:: Stated exercise ::
Repeat, exactly and in full, the lines of the listing below, but without any pictures.

:: Extracted material ::
○ ○ ○ ○ ○
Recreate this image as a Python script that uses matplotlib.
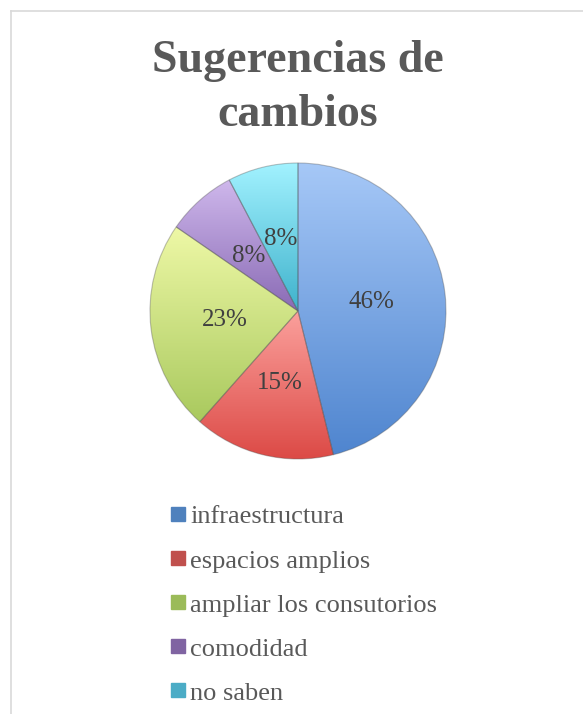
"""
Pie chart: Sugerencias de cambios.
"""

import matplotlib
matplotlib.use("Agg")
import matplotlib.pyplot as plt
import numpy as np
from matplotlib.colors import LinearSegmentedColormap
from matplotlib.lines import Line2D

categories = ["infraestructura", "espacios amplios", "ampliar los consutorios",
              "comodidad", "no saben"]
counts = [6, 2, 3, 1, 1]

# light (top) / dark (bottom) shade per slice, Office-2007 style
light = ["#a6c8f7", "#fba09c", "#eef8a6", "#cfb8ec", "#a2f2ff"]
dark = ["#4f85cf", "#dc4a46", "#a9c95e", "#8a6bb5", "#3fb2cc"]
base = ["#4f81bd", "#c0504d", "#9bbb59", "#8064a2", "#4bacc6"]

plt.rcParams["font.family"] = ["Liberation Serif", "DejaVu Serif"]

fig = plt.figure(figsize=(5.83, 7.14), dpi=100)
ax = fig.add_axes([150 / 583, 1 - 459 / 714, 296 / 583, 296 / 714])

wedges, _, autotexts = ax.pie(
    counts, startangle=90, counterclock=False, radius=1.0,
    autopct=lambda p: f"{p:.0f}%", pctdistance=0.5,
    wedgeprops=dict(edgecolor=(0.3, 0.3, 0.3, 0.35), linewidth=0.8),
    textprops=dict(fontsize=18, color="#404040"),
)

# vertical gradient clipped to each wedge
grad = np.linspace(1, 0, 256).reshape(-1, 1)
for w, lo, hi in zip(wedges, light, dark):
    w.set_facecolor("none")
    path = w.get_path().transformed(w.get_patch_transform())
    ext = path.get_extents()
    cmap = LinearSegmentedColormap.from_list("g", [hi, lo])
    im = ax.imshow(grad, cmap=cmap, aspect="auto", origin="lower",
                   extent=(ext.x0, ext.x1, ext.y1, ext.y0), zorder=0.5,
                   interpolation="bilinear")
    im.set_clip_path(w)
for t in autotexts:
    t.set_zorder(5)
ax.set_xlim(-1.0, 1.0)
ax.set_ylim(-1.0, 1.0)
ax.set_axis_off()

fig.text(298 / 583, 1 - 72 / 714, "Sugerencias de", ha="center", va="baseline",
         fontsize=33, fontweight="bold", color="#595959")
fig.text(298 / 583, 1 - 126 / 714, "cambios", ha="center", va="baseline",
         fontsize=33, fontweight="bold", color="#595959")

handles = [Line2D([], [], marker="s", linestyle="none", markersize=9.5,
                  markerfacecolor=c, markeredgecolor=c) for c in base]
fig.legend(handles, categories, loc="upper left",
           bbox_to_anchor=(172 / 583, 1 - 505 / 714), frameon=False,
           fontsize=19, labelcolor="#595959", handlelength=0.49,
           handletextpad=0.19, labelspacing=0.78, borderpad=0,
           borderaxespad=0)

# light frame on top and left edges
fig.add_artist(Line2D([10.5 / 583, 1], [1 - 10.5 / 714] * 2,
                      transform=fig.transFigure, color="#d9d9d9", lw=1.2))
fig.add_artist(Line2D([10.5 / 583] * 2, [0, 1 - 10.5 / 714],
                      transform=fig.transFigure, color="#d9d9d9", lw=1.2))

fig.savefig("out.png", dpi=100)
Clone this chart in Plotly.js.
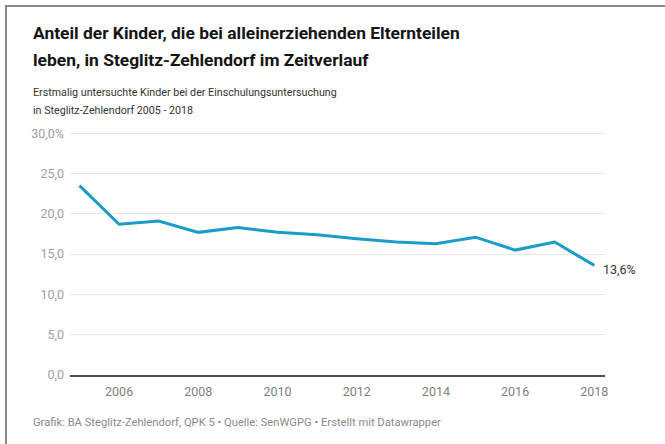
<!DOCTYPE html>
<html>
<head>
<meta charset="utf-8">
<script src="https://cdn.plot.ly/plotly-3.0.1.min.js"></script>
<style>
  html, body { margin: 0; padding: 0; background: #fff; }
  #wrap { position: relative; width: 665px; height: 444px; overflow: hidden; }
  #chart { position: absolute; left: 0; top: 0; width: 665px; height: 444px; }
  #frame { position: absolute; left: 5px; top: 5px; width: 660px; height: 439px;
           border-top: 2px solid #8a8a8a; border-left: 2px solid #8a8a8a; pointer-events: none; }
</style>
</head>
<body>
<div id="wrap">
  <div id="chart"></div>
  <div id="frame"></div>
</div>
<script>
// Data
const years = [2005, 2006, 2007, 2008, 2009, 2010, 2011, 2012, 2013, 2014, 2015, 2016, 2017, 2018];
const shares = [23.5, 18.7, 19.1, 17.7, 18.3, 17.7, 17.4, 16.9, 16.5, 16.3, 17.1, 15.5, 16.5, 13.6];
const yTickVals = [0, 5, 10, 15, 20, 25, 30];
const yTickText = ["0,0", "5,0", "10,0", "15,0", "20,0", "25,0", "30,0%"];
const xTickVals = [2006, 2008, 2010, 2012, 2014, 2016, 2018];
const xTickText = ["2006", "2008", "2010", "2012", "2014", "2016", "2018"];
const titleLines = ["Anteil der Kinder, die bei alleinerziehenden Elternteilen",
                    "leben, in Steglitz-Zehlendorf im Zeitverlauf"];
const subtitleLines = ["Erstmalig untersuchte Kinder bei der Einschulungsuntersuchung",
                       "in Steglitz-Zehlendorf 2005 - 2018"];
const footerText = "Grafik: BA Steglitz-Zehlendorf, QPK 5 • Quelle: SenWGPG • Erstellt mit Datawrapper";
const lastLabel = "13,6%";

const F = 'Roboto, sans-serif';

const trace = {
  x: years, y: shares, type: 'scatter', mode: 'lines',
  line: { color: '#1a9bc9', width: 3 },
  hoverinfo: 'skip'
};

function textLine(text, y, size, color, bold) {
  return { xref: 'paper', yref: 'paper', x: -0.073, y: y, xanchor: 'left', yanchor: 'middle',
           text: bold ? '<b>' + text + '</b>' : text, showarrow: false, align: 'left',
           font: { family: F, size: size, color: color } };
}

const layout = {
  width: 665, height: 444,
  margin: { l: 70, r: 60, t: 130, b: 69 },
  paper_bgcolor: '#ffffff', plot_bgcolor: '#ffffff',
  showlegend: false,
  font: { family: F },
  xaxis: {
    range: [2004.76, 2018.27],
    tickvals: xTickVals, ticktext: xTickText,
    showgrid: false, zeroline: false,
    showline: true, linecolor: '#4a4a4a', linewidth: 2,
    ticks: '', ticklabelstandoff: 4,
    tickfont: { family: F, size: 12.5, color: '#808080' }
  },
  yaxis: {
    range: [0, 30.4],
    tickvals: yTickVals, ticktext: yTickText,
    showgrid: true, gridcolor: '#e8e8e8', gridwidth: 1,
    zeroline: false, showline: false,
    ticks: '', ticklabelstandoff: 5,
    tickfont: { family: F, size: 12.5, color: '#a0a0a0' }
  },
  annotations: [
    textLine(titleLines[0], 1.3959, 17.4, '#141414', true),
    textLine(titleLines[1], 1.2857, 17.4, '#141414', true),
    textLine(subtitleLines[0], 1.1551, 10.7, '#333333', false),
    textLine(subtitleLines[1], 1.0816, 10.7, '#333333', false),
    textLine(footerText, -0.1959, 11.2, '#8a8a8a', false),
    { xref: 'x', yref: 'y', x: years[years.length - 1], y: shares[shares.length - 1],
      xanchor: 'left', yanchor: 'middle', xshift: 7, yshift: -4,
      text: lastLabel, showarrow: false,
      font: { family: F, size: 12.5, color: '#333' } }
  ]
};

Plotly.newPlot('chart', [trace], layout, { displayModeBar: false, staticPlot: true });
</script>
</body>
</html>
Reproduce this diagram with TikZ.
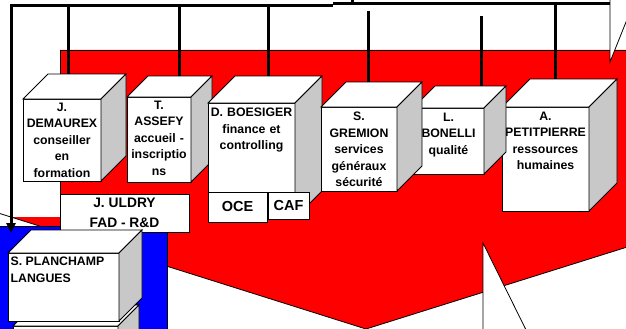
○ ○ ○ ○ ○
:: Answer to the task ::
Recreate this image as a Python script that uses matplotlib.
"""
Pie chart: Sugerencias de cambios.
"""

import matplotlib
matplotlib.use("Agg")
import matplotlib.pyplot as plt
import numpy as np
from matplotlib.colors import LinearSegmentedColormap
from matplotlib.lines import Line2D

categories = ["infraestructura", "espacios amplios", "ampliar los consutorios",
              "comodidad", "no saben"]
counts = [6, 2, 3, 1, 1]

# light (top) / dark (bottom) shade per slice, Office-2007 style
light = ["#a6c8f7", "#fba09c", "#eef8a6", "#cfb8ec", "#a2f2ff"]
dark = ["#4f85cf", "#dc4a46", "#a9c95e", "#8a6bb5", "#3fb2cc"]
base = ["#4f81bd", "#c0504d", "#9bbb59", "#8064a2", "#4bacc6"]

plt.rcParams["font.family"] = ["Liberation Serif", "DejaVu Serif"]

fig = plt.figure(figsize=(5.83, 7.14), dpi=100)
ax = fig.add_axes([150 / 583, 1 - 459 / 714, 296 / 583, 296 / 714])

wedges, _, autotexts = ax.pie(
    counts, startangle=90, counterclock=False, radius=1.0,
    autopct=lambda p: f"{p:.0f}%", pctdistance=0.5,
    wedgeprops=dict(edgecolor=(0.3, 0.3, 0.3, 0.35), linewidth=0.8),
    textprops=dict(fontsize=18, color="#404040"),
)

# vertical gradient clipped to each wedge
grad = np.linspace(1, 0, 256).reshape(-1, 1)
for w, lo, hi in zip(wedges, light, dark):
    w.set_facecolor("none")
    path = w.get_path().transformed(w.get_patch_transform())
    ext = path.get_extents()
    cmap = LinearSegmentedColormap.from_list("g", [hi, lo])
    im = ax.imshow(grad, cmap=cmap, aspect="auto", origin="lower",
                   extent=(ext.x0, ext.x1, ext.y1, ext.y0), zorder=0.5,
                   interpolation="bilinear")
    im.set_clip_path(w)
for t in autotexts:
    t.set_zorder(5)
ax.set_xlim(-1.0, 1.0)
ax.set_ylim(-1.0, 1.0)
ax.set_axis_off()

fig.text(298 / 583, 1 - 72 / 714, "Sugerencias de", ha="center", va="baseline",
         fontsize=33, fontweight="bold", color="#595959")
fig.text(298 / 583, 1 - 126 / 714, "cambios", ha="center", va="baseline",
         fontsize=33, fontweight="bold", color="#595959")

handles = [Line2D([], [], marker="s", linestyle="none", markersize=9.5,
                  markerfacecolor=c, markeredgecolor=c) for c in base]
fig.legend(handles, categories, loc="upper left",
           bbox_to_anchor=(172 / 583, 1 - 505 / 714), frameon=False,
           fontsize=19, labelcolor="#595959", handlelength=0.49,
           handletextpad=0.19, labelspacing=0.78, borderpad=0,
           borderaxespad=0)

# light frame on top and left edges
fig.add_artist(Line2D([10.5 / 583, 1], [1 - 10.5 / 714] * 2,
                      transform=fig.transFigure, color="#d9d9d9", lw=1.2))
fig.add_artist(Line2D([10.5 / 583] * 2, [0, 1 - 10.5 / 714],
                      transform=fig.transFigure, color="#d9d9d9", lw=1.2))

fig.savefig("out.png", dpi=100)
Clone this chart in Plotly.js.
<!DOCTYPE html>
<html>
<head>
<meta charset="utf-8">
<script src="https://cdn.plot.ly/plotly-3.0.1.min.js"></script>
<style>
  html, body { margin: 0; padding: 0; background: #fff; }
  #wrap { position: relative; width: 665px; height: 444px; overflow: hidden; }
  #chart { position: absolute; left: 0; top: 0; width: 665px; height: 444px; }
  #frame { position: absolute; left: 5px; top: 5px; width: 660px; height: 439px;
           border-top: 2px solid #8a8a8a; border-left: 2px solid #8a8a8a; pointer-events: none; }
</style>
</head>
<body>
<div id="wrap">
  <div id="chart"></div>
  <div id="frame"></div>
</div>
<script>
// Data
const years = [2005, 2006, 2007, 2008, 2009, 2010, 2011, 2012, 2013, 2014, 2015, 2016, 2017, 2018];
const shares = [23.5, 18.7, 19.1, 17.7, 18.3, 17.7, 17.4, 16.9, 16.5, 16.3, 17.1, 15.5, 16.5, 13.6];
const yTickVals = [0, 5, 10, 15, 20, 25, 30];
const yTickText = ["0,0", "5,0", "10,0", "15,0", "20,0", "25,0", "30,0%"];
const xTickVals = [2006, 2008, 2010, 2012, 2014, 2016, 2018];
const xTickText = ["2006", "2008", "2010", "2012", "2014", "2016", "2018"];
const titleLines = ["Anteil der Kinder, die bei alleinerziehenden Elternteilen",
                    "leben, in Steglitz-Zehlendorf im Zeitverlauf"];
const subtitleLines = ["Erstmalig untersuchte Kinder bei der Einschulungsuntersuchung",
                       "in Steglitz-Zehlendorf 2005 - 2018"];
const footerText = "Grafik: BA Steglitz-Zehlendorf, QPK 5 • Quelle: SenWGPG • Erstellt mit Datawrapper";
const lastLabel = "13,6%";

const F = 'Roboto, sans-serif';

const trace = {
  x: years, y: shares, type: 'scatter', mode: 'lines',
  line: { color: '#1a9bc9', width: 3 },
  hoverinfo: 'skip'
};

function textLine(text, y, size, color, bold) {
  return { xref: 'paper', yref: 'paper', x: -0.073, y: y, xanchor: 'left', yanchor: 'middle',
           text: bold ? '<b>' + text + '</b>' : text, showarrow: false, align: 'left',
           font: { family: F, size: size, color: color } };
}

const layout = {
  width: 665, height: 444,
  margin: { l: 70, r: 60, t: 130, b: 69 },
  paper_bgcolor: '#ffffff', plot_bgcolor: '#ffffff',
  showlegend: false,
  font: { family: F },
  xaxis: {
    range: [2004.76, 2018.27],
    tickvals: xTickVals, ticktext: xTickText,
    showgrid: false, zeroline: false,
    showline: true, linecolor: '#4a4a4a', linewidth: 2,
    ticks: '', ticklabelstandoff: 4,
    tickfont: { family: F, size: 12.5, color: '#808080' }
  },
  yaxis: {
    range: [0, 30.4],
    tickvals: yTickVals, ticktext: yTickText,
    showgrid: true, gridcolor: '#e8e8e8', gridwidth: 1,
    zeroline: false, showline: false,
    ticks: '', ticklabelstandoff: 5,
    tickfont: { family: F, size: 12.5, color: '#a0a0a0' }
  },
  annotations: [
    textLine(titleLines[0], 1.3959, 17.4, '#141414', true),
    textLine(titleLines[1], 1.2857, 17.4, '#141414', true),
    textLine(subtitleLines[0], 1.1551, 10.7, '#333333', false),
    textLine(subtitleLines[1], 1.0816, 10.7, '#333333', false),
    textLine(footerText, -0.1959, 11.2, '#8a8a8a', false),
    { xref: 'x', yref: 'y', x: years[years.length - 1], y: shares[shares.length - 1],
      xanchor: 'left', yanchor: 'middle', xshift: 7, yshift: -4,
      text: lastLabel, showarrow: false,
      font: { family: F, size: 12.5, color: '#333' } }
  ]
};

Plotly.newPlot('chart', [trace], layout, { displayModeBar: false, staticPlot: true });
</script>
</body>
</html>
Reproduce this diagram with TikZ.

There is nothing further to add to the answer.